Indispensable concurrence
L’essentiel dans ce système, c’est la flexibilité des prix. Ces derniers sont une information pour les consommateurs qui cherchent des produits abordables, de même pour les producteurs qui réduisent leurs coûts pour baisser leurs prix et/ou améliorent la qualité des produits. Un produit cher signifie un produit relativement rare, mais cela signifie également qu’il est rentable de le fabriquer, ce qui encourage les concurrents à le produire aussi.
Pour être efficace, rien ne doit entraver ce mécanisme des prix qui, seuls, informent "de la valeur relative des ressources rares et de leurs utilisations optimales pour le bien de la société", dit Mises. Cela indique que la concurrence est indispensable et assure l’adaptabilité des entreprises incitées à investir, innover, améliorer leur productivité et leur compétitivité pour satisfaire les besoins solvables.
Éco-mots
Solvable
Qui s’appuie sur un pouvoir d’achat, une capacité d’acquérir les biens et services produits. Seul l’État peut satisfaire un besoin ou une demande non solvable.
Voilà pourquoi les libéraux considèrent que le rôle de l’État doit se limiter à garantir un cadre réglementaire et juridique favorable au marché, prendre en compte ses mécanismes. Pour eux, l’État doit entendre que la liberté économique, la confiance, la propriété privée et la concurrence sont nécessaires aux échanges et à la réactivité économique. L’État doit être régalien, rester un arbitre faisant respecter les règles – les mêmes pour tous – afin que tous, libres et cohérents dans leurs multiples choix, puissent décider des moyens qu’ils affectent à la réalisation de leurs fins.
Limites du choix
Cependant, le marché a besoin de l’État car il ne peut pas répondre à toutes les demandes. Il est par exemple dans l’incapacité de produire les biens pour lesquels les consommateurs ne veulent pas payer quand leur intérêt individuel ne se confond pas avec l’utilité collective. C’est le cas des "biens communs" que tous peuvent consommer ou des "biens collectifs" dont les effets externes profitent à toute la collectivité. Car la répartition des revenus, si elle est laissée au marché, ne pourrait qu’être inégalitaire puisque celui-ci ne rémunère que les participants à la création de richesses. Seul l’État "social" peut corriger cette répartition primaire.
Éco-mots
Bien commun
Il n’appartient à personne, donc personne ne le gère ni ne veille à sa durabilité. En revanche, son utilisation par un individu en prive les autres et peut conduire à son épuisement. C’est le cas des ressources naturelles ou environnementales comme les ressources halieutiques, la faune sauvage ou les rivières.
Éco-mots
Bien collectif
Il est non rival, car sa consommation par un individu n’empêche pas un autre de le consommer. Il est indivisible, non exclusif, comme un jardin public, l’éducation ou la santé.
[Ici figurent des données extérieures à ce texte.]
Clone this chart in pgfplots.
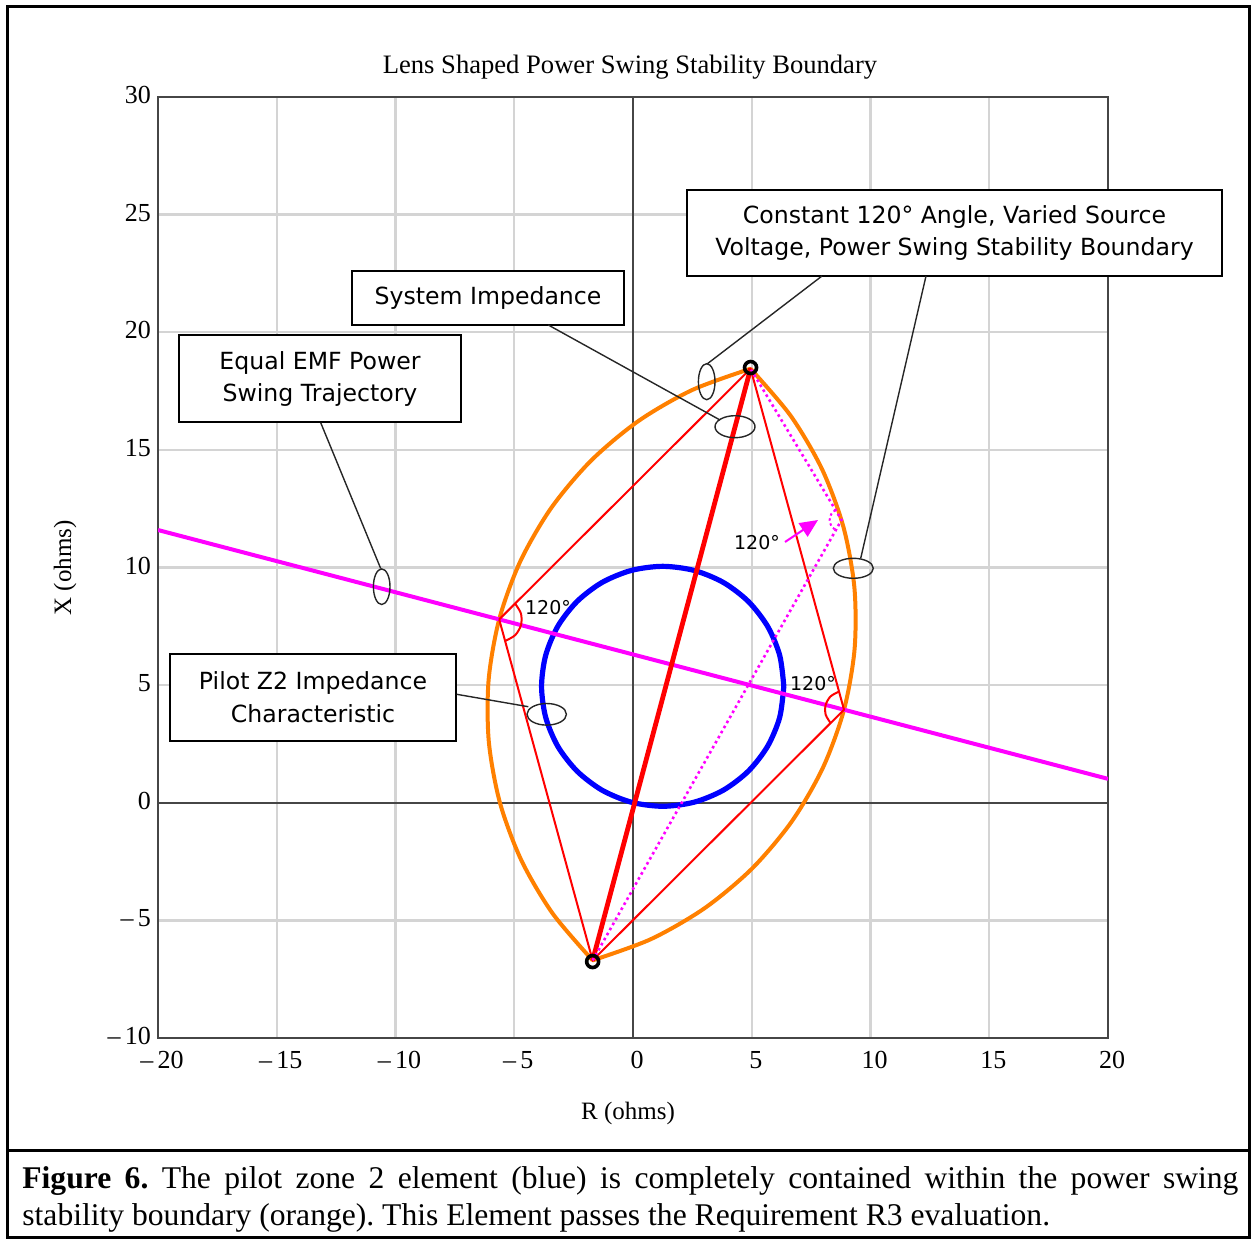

Pourtant, une alternative au marché a existé. Le système d’économie planifiée et centralisée par l’État fut appliqué en Union soviétique et dans les ex-pays de l’Est pendant près de 70 ans, jusqu’à son implosion, en 1989. Toutes les activités économiques étaient organisées par un Gosplan décrétant la quantité et la nature de la production dans ses moindres détails. Toutes les ressources (matières premières, équipements, main-d’œuvre…) et les besoins étaient évalués quantitativement. L’idée étant de produire conformément aux objectifs du plan quinquennal et des priorités de l’État. Toutefois, l’absence d’informations fiables, de propriété privée, de débat démocratique concernant les choix de production et l’absence d’un marché et d’un système de prix interdisaient d’évaluer ce que désiraient vraiment les individus et d’orienter l’économie vers la qualité et la productivité. Le totalitarisme accompagnait cette centralisation extrême afin de gérer les pénuries et le faible niveau de vie général.
Les économies développées sont en réalité majoritairement mixtes. État et marché cohabitent et se répartissent la production, la régulation économique et la redistribution sociale conformément aux choix démocratiques des populations.